Monday, April 05, 2021

The cafe edition - short, but with an otter.


The  Barrel House Ballroom in Totnes has been home to the Word Cafe created & run by Julie Mullen since 2019, and on Thursday Julie introduced a 30-minute film of poetry and music from local poets and performers which hopefully will stay on YouTube because it's delightful. Beautifully filmed in a variety of enticing local locations (cinematography by Chris Plant) this features poetry and music by local creatives, including Matt Harvey, with an acrostic about Totnes to compensate for his recent move to Dartington, and Brian Patten, still ruggedly scouse. Brian Patten was one of my poetry heroes - the title my published collection Crumbs from a Spinning World is derived from one of his poems - and his book launches unmissable, a fact I confided to him after his eighth, Storm Damage, and received the sighed reply 'Yes, we're all getting old.'  That was back in 1995. Here he is now, and here too is Susie David reciting her poem The Sea Calls.


Back in Frome, Black Swan Arts is preparing to reopen its gallery and the cafe reopened on Friday as the River House Cafe relocated - lock, stock, and staff - from its popular but cramped location on the bridge to the spacier premises - with courtyard seating too - of the Black Swan building. It's another upward step for this 17th Century alehouse, nearly demolished in 1974 until rescued & reopened in 1986 as an arts centre. Here's me looking very happy to join the queue on the official opening day. Thanks Emma Warren for the snap! 

Also in Frome: Our last couple of weeks' sunshine has coaxed the swirling mudscape beside the river bank to regain its role as a path, thus widening the range of rambles available in town and beyond. Frome's online Wildlife Watch group, a treasure trove of birds, butterflies, and recently beavers,  been getting excited about otters, and I was lucky enough to spot this sleek-headed little guy in the exquisite garden of Marston Mill on the Mells River after a writing group meeting. 


Drama has been coming at us from all sorts of places since our theatres, initially muted apart from pleas for donations, have regrouped and come back with online options and now National Theatre has premiered their Romeo and Juliet on the telly - Sky Arts on Sunday night.

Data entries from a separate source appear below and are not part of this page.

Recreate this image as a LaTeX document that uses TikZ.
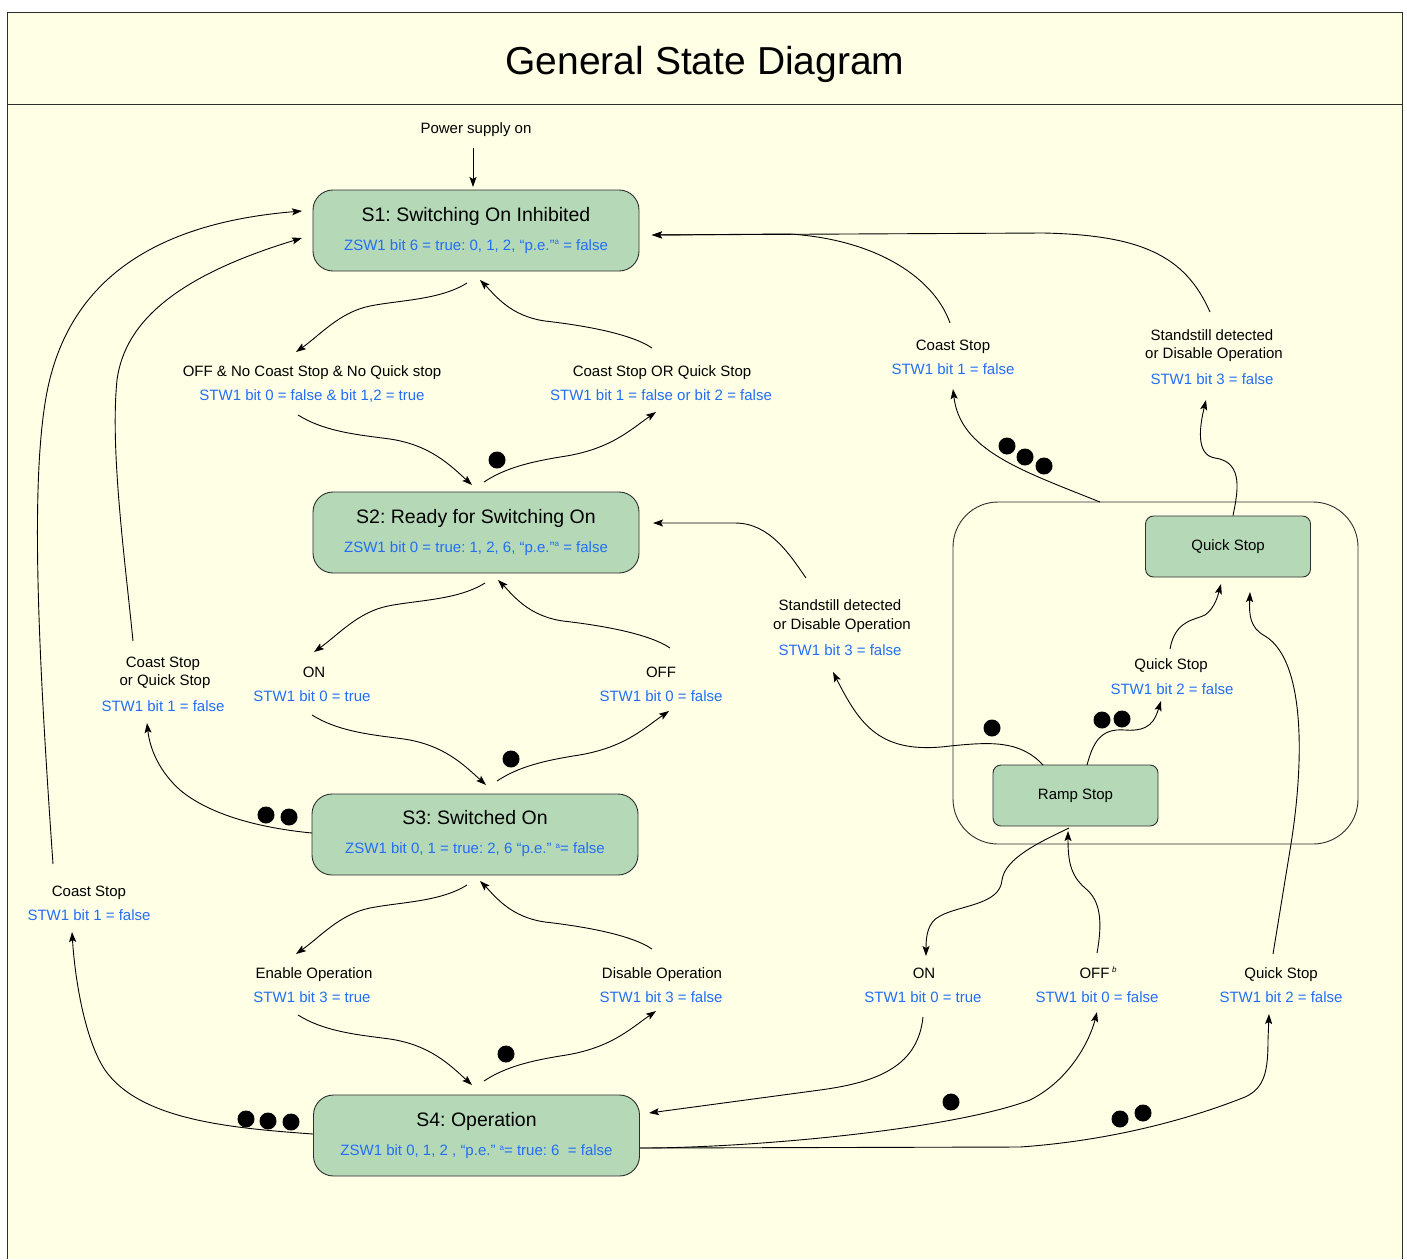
\documentclass[tikz,border=0pt]{standalone}
\usepackage{fontspec}
\setmainfont{Liberation Sans}
\usetikzlibrary{arrows.meta}
\definecolor{bgyel}{RGB}{255,255,230}
\definecolor{stgreen}{RGB}{181,217,183}
\definecolor{stwblue}{RGB}{35,110,245}
\definecolor{edgec}{RGB}{45,45,45}
\newcommand\lblfont{\fontsize{15}{18}\selectfont}
\newcommand\stfont{\fontsize{19.5}{23}\selectfont}
\newcommand\supa{\raisebox{5.5pt}{\fontsize{8}{8}\selectfont a}}
\frenchspacing
\tikzset{
  statebox/.style={draw=edgec, fill=stgreen, rounded corners=20pt, minimum width=326pt, minimum height=81pt, line width=0.9pt, inner sep=0pt},
  subbox/.style={draw=edgec, fill=stgreen, rounded corners=8pt, minimum width=165pt, minimum height=61pt, line width=0.9pt, font=\lblfont},
  lbl/.style={anchor=base, inner sep=0pt, font=\lblfont},
  blu/.style={lbl, text=stwblue},
  sttitle/.style={anchor=base, inner sep=0pt, font=\stfont},
  arr/.style={-{Stealth[length=10pt,width=7pt,inset=2pt]}, line width=0.9pt, draw=black},
  pin/.style={fill=black},
}
\begin{document}
\begin{tikzpicture}[x=1pt,y=-1pt]
\useasboundingbox (0,0) rectangle (1407,1259);
\fill[white] (0,0) rectangle (1407,1259);
\fill[bgyel] (7,12) rectangle (1402,1259);
\draw[edgec, line width=0.9pt] (7,1259) -- (7,12) -- (1402,12) -- (1402,1259);
\draw[edgec, line width=0.9pt] (7,104) -- (1402,104);
\node[anchor=base, inner sep=0pt, font=\fontsize{39}{45}\selectfont] (title) at (705,74) {General State Diagram};

% states
\node[statebox] (s1) at (476,230.5) {};
\node[statebox] (s2) at (476,532.5) {};
\node[statebox] (s3) at (475,834.5) {};
\node[statebox] (s4) at (476.5,1135.5) {};
\node[sttitle] (s1t) at ([shift={(0,-9.5)}]s1.center) {S1: Switching On Inhibited};
\node[blu] (s1b) at ([shift={(0,19.5)}]s1.center) {ZSW1 bit 6 = true: 0, 1, 2, “p.e.”\supa\ = false};
\node[sttitle] (s2t) at ([shift={(0,-9.5)}]s2.center) {S2: Ready for Switching On};
\node[blu] (s2b) at ([shift={(0,19.5)}]s2.center) {ZSW1 bit 0 = true: 1, 2, 6, “p.e.”\supa\ = false};
\node[sttitle] (s3t) at ([shift={(0,-10.5)}]s3.center) {S3: Switched On};
\node[blu] (s3b) at ([shift={(0,19)}]s3.center) {ZSW1 bit 0, 1 = true: 2, 6 “p.e.” \supa= false};
\node[sttitle] (s4t) at ([shift={(0,-9.5)}]s4.center) {S4: Operation};
\node[blu] (s4b) at ([shift={(0,20)}]s4.center) {ZSW1 bit 0, 1, 2 , “p.e.” \supa= true: 6\ \ = false};

% container and sub-states
\draw[edgec, line width=0.9pt, rounded corners=45pt] (953,502) rectangle (1358,844);
\coordinate (grpn) at (1155.5,502);
\node[subbox] (rs) at (1075.5,795.5) {Ramp Stop};
\node[subbox] (qs) at (1228,546.5) {Quick Stop};

% labels
\node[lbl] (ps) at (476,133) {Power supply on};
\node[lbl] (a1) at (312,376) {OFF \& No Coast Stop \& No Quick stop};
\node[blu] (a1b) at (312,400) {STW1 bit 0 = false \& bit 1,2 = true};
\node[lbl] (b1) at (662,376) {Coast Stop OR Quick Stop};
\node[blu] (b1b) at (661,400) {STW1 bit 1 = false or bit 2 = false};
\node[lbl] (a2) at (314,677) {ON};
\node[blu] (a2b) at (312,701) {STW1 bit 0 = true};
\node[lbl] (b2) at (661,677) {OFF};
\node[blu] (b2b) at (661,701) {STW1 bit 0 = false};
\node[lbl] (a3) at (314,978) {Enable Operation};
\node[blu] (a3b) at (312,1002) {STW1 bit 3 = true};
\node[lbl] (b3) at (662,978) {Disable Operation};
\node[blu] (b3b) at (661,1002) {STW1 bit 3 = false};
\node[lbl] (csq1) at (163,667) {Coast Stop};
\node[lbl] (csq2) at (165,685) {or Quick Stop};
\node[blu] (csqb) at (163,711) {STW1 bit 1 = false};
\node[lbl] (cs) at (89,896) {Coast Stop};
\node[blu] (csb) at (89,920) {STW1 bit 1 = false};
\node[lbl] (rc) at (953,350) {Coast Stop};
\node[blu] (rcb) at (953,374) {STW1 bit 1 = false};
\node[lbl] (su1) at (1212,340) {Standstill detected};
\node[lbl] (su2) at (1214,358) {or Disable Operation};
\node[blu] (sub) at (1212,384) {STW1 bit 3 = false};
\node[lbl] (sm1) at (840,610) {Standstill detected};
\node[lbl] (sm2) at (842,629) {or Disable Operation};
\node[blu] (smb) at (840,655) {STW1 bit 3 = false};
\node[lbl] (qi) at (1171,669) {Quick Stop};
\node[blu] (qib) at (1172,694) {STW1 bit 2 = false};
\node[lbl] (on) at (924,978) {ON};
\node[blu] (onb) at (923,1002) {STW1 bit 0 = true};
\node[lbl] (off) at (1098,978) {OFF\,\raisebox{6pt}{\fontsize{8}{8}\selectfont\itshape b}};
\node[blu] (offb) at (1097,1002) {STW1 bit 0 = false};
\node[lbl] (qb) at (1281,978) {Quick Stop};
\node[blu] (qbb) at (1281,1002) {STW1 bit 2 = false};

% power on
\draw[arr] ([shift={(-3,15)}]ps.base) -- ([shift={(-3,-43.5)}]s1.center);

% S1 <-> S2
\draw[arr] ([shift={(-9,52.5)}]s1.center) .. controls (440,300) and (400,300) .. (370,306) .. controls (340,312) and (320,335) .. ([shift={(-16,-24)}]a1.base);
\draw[arr] ([shift={(-10,-28)}]b1.base) .. controls (630,333) and (580,325) .. (545,321) .. controls (510,316) and (495,295) .. ([shift={(4,49.5)}]s1.center);
\draw[arr] ([shift={(-14,15)}]a1b.base) .. controls (325,432) and (360,435) .. (390,439) .. controls (430,445) and (450,465) .. ([shift={(-4,-47.5)}]s2.center);
\draw[arr] ([shift={(8,-50.5)}]s2.center) .. controls (505,468) and (530,462) .. (560,457) .. controls (610,450) and (630,430) .. ([shift={(-5,12)}]b1b.base);
\fill[pin] (497,460) circle[radius=8.5pt];

% S2 <-> S3
\draw[arr] ([shift={(9,50.5)}]s2.center) .. controls (458,600) and (418,600) .. (388,606) .. controls (358,612) and (338,635) .. ([shift={(0,-25)}]a2.base);
\draw[arr] ([shift={(9,-29)}]b2.base) .. controls (648,633) and (598,625) .. (563,621) .. controls (528,616) and (513,595) .. ([shift={(22,47.5)}]s2.center);
\draw[arr] ([shift={(0,14)}]a2b.base) .. controls (339,732) and (374,735) .. (404,739) .. controls (444,745) and (464,765) .. ([shift={(11,-49.5)}]s3.center);
\draw[arr] ([shift={(22,-53.5)}]s3.center) .. controls (518,767) and (543,761) .. (573,756) .. controls (623,749) and (643,729) .. ([shift={(8,10)}]b2b.base);
\fill[pin] (511,759) circle[radius=8.5pt];

% S3 <-> S4
\draw[arr] ([shift={(-8,50.5)}]s3.center) .. controls (440,902) and (400,902) .. (370,908) .. controls (340,914) and (320,937) .. ([shift={(-18,-24)}]a3.base);
\draw[arr] ([shift={(-10,-29)}]b3.base) .. controls (630,934) and (580,926) .. (545,922) .. controls (510,917) and (495,896) .. ([shift={(5,46.5)}]s3.center);
\draw[arr] ([shift={(-14,13)}]a3b.base) .. controls (325,1032) and (360,1035) .. (390,1039) .. controls (430,1045) and (450,1065) .. ([shift={(-4.5,-50.5)}]s4.center);
\draw[arr] ([shift={(7.5,-54.5)}]s4.center) .. controls (505,1067) and (530,1061) .. (560,1056) .. controls (610,1049) and (630,1029) .. ([shift={(-5,9)}]b3b.base);
\fill[pin] (506,1054) circle[radius=8.5pt];

% left side
\draw[arr] ([shift={(-30,-26)}]csq1.base) .. controls (125,560) and (110,450) .. (117,380) .. controls (125,320) and (180,275) .. ([shift={(-174,7.5)}]s1.center);
\draw[arr] ([shift={(-163,-1.5)}]s3.center) .. controls (260,828) and (210,815) .. (180,790) .. controls (160,772) and (150,750) .. ([shift={(-16,12)}]csqb.base);
\fill[pin] (266,815) circle[radius=8.5pt];
\fill[pin] (289,817) circle[radius=8.5pt];
\draw[arr] ([shift={(-36,-32)}]cs.base) .. controls (38,650) and (30,480) .. (47,392) .. controls (65,300) and (130,225) .. ([shift={(-174,-19.5)}]s1.center);
\draw[arr] ([shift={(-163.5,-1.5)}]s4.center) .. controls (230,1128) and (140,1120) .. (105,1070) .. controls (85,1040) and (75,980) .. ([shift={(-17,12)}]csb.base);
\fill[pin] (246,1119) circle[radius=8.5pt];
\fill[pin] (268,1121) circle[radius=8.5pt];
\fill[pin] (291,1122) circle[radius=8.5pt];

% right top
\draw[arr] ([shift={(-3,-27)}]rc.base) .. controls (935,280) and (880,240) .. (790,234) -- ([shift={(176,4.5)}]s1.center);
\draw[arr] ([shift={(-2,-28)}]su1.base) .. controls (1185,255) and (1140,235) .. (1043,233) -- ([shift={(176,4.5)}]s1.center);
\draw[arr] ([shift={(-55.5,0)}]grpn) .. controls (1020,470) and (960,450) .. ([shift={(0,15)}]rcb.base);
\fill[pin] (1007,446) circle[radius=8.5pt];
\fill[pin] (1025,457) circle[radius=8.5pt];
\fill[pin] (1044,466) circle[radius=8.5pt];
\draw[arr] ([shift={(5,0)}]qs.north) .. controls (1237,495) and (1245,462) .. (1215,458) .. controls (1195,455) and (1200,425) .. ([shift={(-6,16)}]sub.base);

% middle right
\draw[arr] ([shift={(-34,-32)}]sm1.base) .. controls (790,555) and (770,523) .. (735,523) -- ([shift={(177,-9.5)}]s2.center);
\draw[arr] ([shift={(-32.5,-30.5)}]rs.center) .. controls (1020,740) and (990,742) .. (950,746) .. controls (880,755) and (860,725) .. ([shift={(-7,17)}]smb.base);
\fill[pin] (992,728) circle[radius=8.5pt];
\draw[arr] ([shift={(11.5,-30.5)}]rs.center) .. controls (1093,743) and (1100,728) .. (1125,730) .. controls (1150,732) and (1155,720) .. ([shift={(-11,7)}]qib.base);
\fill[pin] (1102,720) circle[radius=8.5pt];
\fill[pin] (1122,719) circle[radius=8.5pt];
\draw[arr] ([shift={(-1,-20)}]qi.base) .. controls (1175,620) and (1195,620) .. (1205,615) .. controls (1215,608) and (1218,595) .. ([shift={(-7,37.5)}]qs.center);
\draw[arr] ([shift={(-8,-24)}]qb.base) -- (1290,850) .. controls (1305,760) and (1305,660) .. (1265,636) .. controls (1250,628) and (1249,615) .. ([shift={(22,45.5)}]qs.center);

% bottom right
\draw[arr] ([shift={(-6.5,32.5)}]rs.center) .. controls (1040,842) and (1005,858) .. (1002,880) .. controls (1000,905) and (960,905) .. (940,916) .. controls (928,922) and (926,935) .. ([shift={(2,-22)}]on.base);
\draw[arr] ([shift={(-1,-25)}]off.base) .. controls (1103,920) and (1100,900) .. (1085,888) .. controls (1070,875) and (1068,860) .. ([shift={(-7.5,35.5)}]rs.center);
\draw[arr] ([shift={(0,15)}]onb.base) .. controls (918,1065) and (880,1082) .. (820,1090) -- ([shift={(172.5,-22.5)}]s4.center);
\draw[arr] ([shift={(163.5,12.5)}]s4.center) .. controls (750,1148) and (950,1130) .. (1030,1100) .. controls (1070,1080) and (1090,1040) .. ([shift={(0,10)}]offb.base);
\fill[pin] (951,1102) circle[radius=8.5pt];
\draw[arr] ([shift={(163.5,12.5)}]s4.center) -- (1020,1147) .. controls (1120,1140) and (1200,1115) .. (1245,1097) .. controls (1265,1088) and (1268,1070) .. (1268,1040) -- ([shift={(-12,12)}]qbb.base);
\fill[pin] (1120,1119) circle[radius=8.5pt];
\fill[pin] (1143,1113) circle[radius=8.5pt];
\end{tikzpicture}
\end{document}
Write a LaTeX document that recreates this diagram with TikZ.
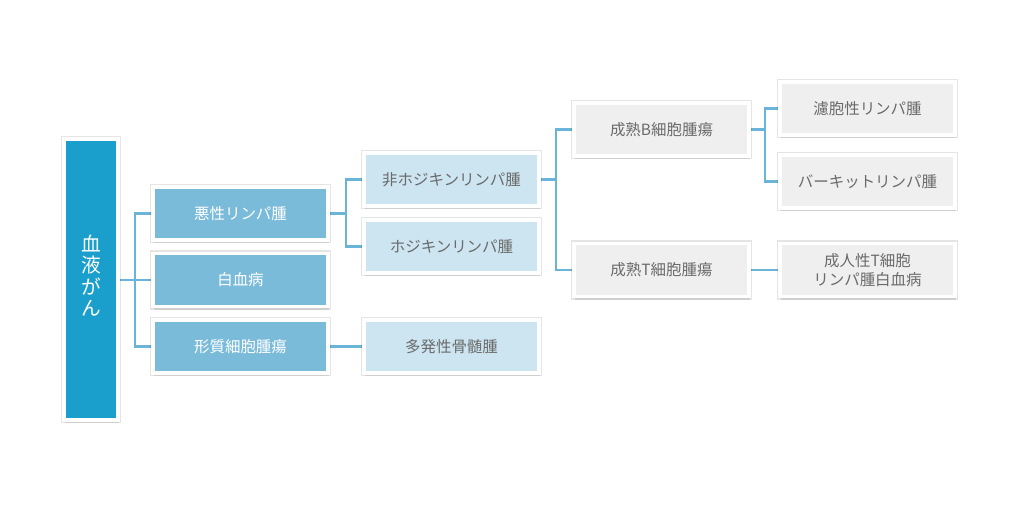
\documentclass[tikz,border=0pt]{standalone}
\usepackage{fontspec}
\setmainfont{Noto Sans CJK JP}
\usetikzlibrary{shadows, backgrounds}

\definecolor{rootblue}{HTML}{1A9FCC}
\definecolor{midblue}{HTML}{7BBBDA}
\definecolor{paleblue}{HTML}{CCE5F1}
\definecolor{palegray}{HTML}{EFEFEF}
\definecolor{linkblue}{HTML}{6AB4D9}
\definecolor{textgray}{HTML}{6A6A6A}

\begin{document}
\begin{tikzpicture}[
    x=0.025cm, y=-0.025cm,
    box/.style={draw=white, line width=2.6pt, fill=#1, outer sep=0pt,
                minimum width=4.375cm, minimum height=1.33cm, align=center,
                font=\fontsize{11}{13}\selectfont, text=textgray,
                preaction={draw=black, draw opacity=0.1, line width=4.2pt},
                drop shadow={opacity=0.22, shadow xshift=0.8pt, shadow yshift=-2.2pt}},
    link/.style={draw=linkblue, line width=2pt}
  ]
  \useasboundingbox (0,0) rectangle (1024,517);

  \node[box=rootblue, minimum width=1.35cm, minimum height=7.03cm, text=white,
        font=\fontsize{14}{15}\selectfont, yshift=-0.2375cm] (blood) at (91,270)
        {\raisebox{0.2375cm}{\shortstack{血\\液\\が\\ん}}};

  \node[box=midblue, text=white] (malig) at (240.5,213.5) {悪性リンパ腫};
  \node[box=midblue, text=white] (leuk) at (240.5,280) {白血病};
  \node[box=midblue, text=white] (plasma) at (240.5,346.5) {形質細胞腫瘍};

  \node[box=paleblue] (nonhodg) at (451.5,179.5) {非ホジキンリンパ腫};
  \node[box=paleblue] (hodg) at (451.5,246.5) {ホジキンリンパ腫};
  \node[box=paleblue] (myeloma) at (451.5,346.5) {多発性骨髄腫};

  \node[box=palegray] (bcell) at (661.5,129.5) {成熟B細胞腫瘍};
  \node[box=palegray] (tcell) at (661.5,270) {成熟T細胞腫瘍};

  \node[box=palegray] (follic) at (867.5,108.5) {濾胞性リンパ腫};
  \node[box=palegray] (burkitt) at (867.5,181.5) {バーキットリンパ腫};
  \node[box=palegray] (atll) at (867.5,270) {成人性T細胞\\リンパ腫白血病};

  % elbow links behind the boxes
  \begin{scope}[on background layer]
    \draw[link] (blood.east |- leuk.west) -- ++(17,0) |- (malig.west);
    \draw[link] (blood.east |- leuk.west) -- (leuk.west);
    \draw[link] (blood.east |- leuk.west) -- ++(17,0) |- (plasma.west);
    \draw[link] (malig.east) -- ++(18,0) |- (nonhodg.west);
    \draw[link] (malig.east) -- ++(18,0) |- (hodg.west);
    \draw[link] (plasma.east) -- (myeloma.west);
    \draw[link] (nonhodg.east) -- ++(17,0) |- (bcell.west);
    \draw[link] (nonhodg.east) -- ++(17,0) |- (tcell.west);
    \draw[link] (bcell.east) -- ++(16,0) |- (follic.west);
    \draw[link] (bcell.east) -- ++(16,0) |- (burkitt.west);
    \draw[link] (tcell.east) -- (atll.west);
  \end{scope}

\end{tikzpicture}
\end{document}
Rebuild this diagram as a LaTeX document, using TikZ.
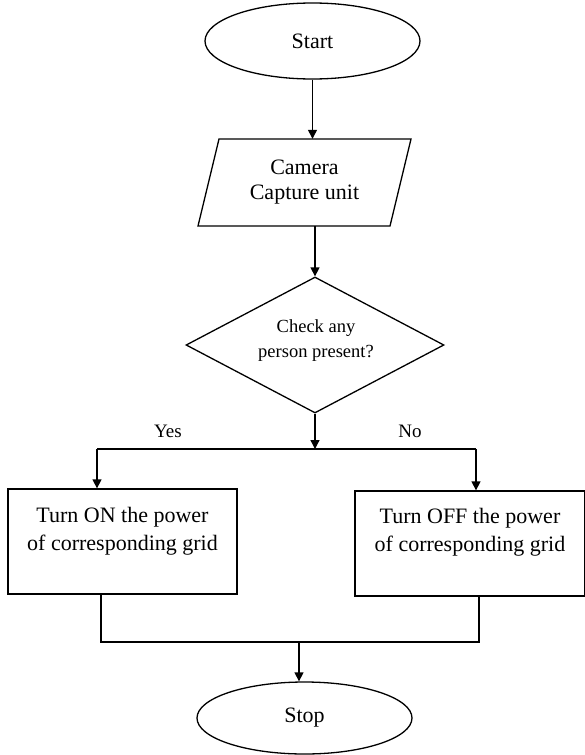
\documentclass[tikz,border=0pt]{standalone}
\usepackage{fontspec}
\setmainfont{Liberation Serif}
\usetikzlibrary{shapes.geometric,arrows.meta}
\tikzset{
  line/.style={draw=black,line width=1.3pt},
  arrow/.style={line,-{Triangle[length=9pt,width=9pt]}},
  terminal/.style={ellipse,line,minimum width=215pt,minimum height=76pt,inner sep=0pt,
     font=\fontsize{22}{26}\selectfont},
  decision/.style={diamond,line,minimum width=258pt,minimum height=136pt,inner sep=0pt},
  dectext/.style={align=center,inner sep=0pt,font=\fontsize{18.5}{25}\selectfont},
  procbox/.style={rectangle,line,minimum width=229pt,minimum height=105pt,inner sep=0pt},
  boxtext/.style={align=center,inner sep=0pt,font=\fontsize{22}{28}\selectfont},
  iotext/.style={align=center,inner sep=0pt,minimum width=192pt,minimum height=87pt,
     font=\fontsize{22}{25}\selectfont},
  branchlabel/.style={inner sep=0pt,font=\fontsize{19}{22}\selectfont}
}
\begin{document}
\begin{tikzpicture}[x=1pt,y=-1pt]
\useasboundingbox (0,0) rectangle (584,755);
% Start
\node[terminal] (start) at (312.5,41) {Start};
% Camera (parallelogram)
\node[iotext] (cam) at (304.5,182.5) {Camera\\Capture unit};
\draw[line] (219,139) -- (411,139) -- (390,226) -- (198,226) -- cycle;
% Decision
\node[decision] (dia) at (315,345) {};
\node[dectext] (diatxt) at (316,341) {Check any\\person present?};
% Boxes
\node[procbox] (on) at (122.5,541.5) {};
\node[boxtext] (ontxt) at (122.5,531) {Turn ON the power\\of corresponding grid};
\node[procbox,minimum width=230pt] (off) at (470,543.5) {};
\node[boxtext] (offtxt) at (470,532) {Turn OFF the power\\of corresponding grid};
% Stop
\node[terminal,minimum height=72pt] (stop) at (304.5,718) {Stop};
% Labels
\node[branchlabel] (yes) at (168,431) {Yes};
\node[branchlabel] (no) at (410,431) {No};
% Coordinates
\coordinate (split) at (315,449);
\coordinate (yesx) at (97,449);
\coordinate (nox) at (476,449);
\coordinate (onout) at (101,642);
\coordinate (offout) at (479,642);
\coordinate (merge) at (299,642);
% Connectors
\draw[arrow] (start.south) -- (start.south |- cam.north);
\draw[arrow] (dia.north |- cam.south) -- (dia.north);
\draw[arrow] (dia.south) -- (split);
\draw[line] (yesx) -- (nox);
\draw[arrow] (yesx) -- (yesx |- on.north);
\draw[arrow] (nox) -- (nox |- off.north);
\draw[line] (onout |- on.south) -- (onout) -- (offout) -- (offout |- off.south);
\draw[arrow] (merge) -- (merge |- stop.north);
\end{tikzpicture}
\end{document}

Directed by Simon Godwin and commendably contracted to 90 minutes, this pandemic production of Shakespeare's violent love story becomes a timeless tale of families and passions. Josh O’Connor and Jessie Buckley are the lovers, but it's Tamsin Greig as Juliet's powerful mother who stands out in a production that changes relationships and scythes speeches but creates the constraints of family dynamics and social controls in a fantastic, and memorable, way. Look out for repeats.

This blog, or rather this blogger, is determined to chicane through our present Troubles, as the Irish so eloquently delineate stuff too big to name, without discussing either of them, nor the western religious calendar,  so this spring holiday bulletin will conclude with a 'poem for today' as chosen by Poem for the Day (1) ed. Wendy Cope which is by Maya Angelou: Still I Rise was written 1978 and is shockingly still relevant, read it and weep. More cheerful is the other choice for today, from Poem for the Day (2) ed. Andrew Motion, which is Adrian Mitchell's ditty to Celia: 

When I am sad and weary
When I think all hope has gone
When I walk along High Holborn
I think of you with nothing on

They later married & lived happily ever after, which shows there's more than one way to look at Easter.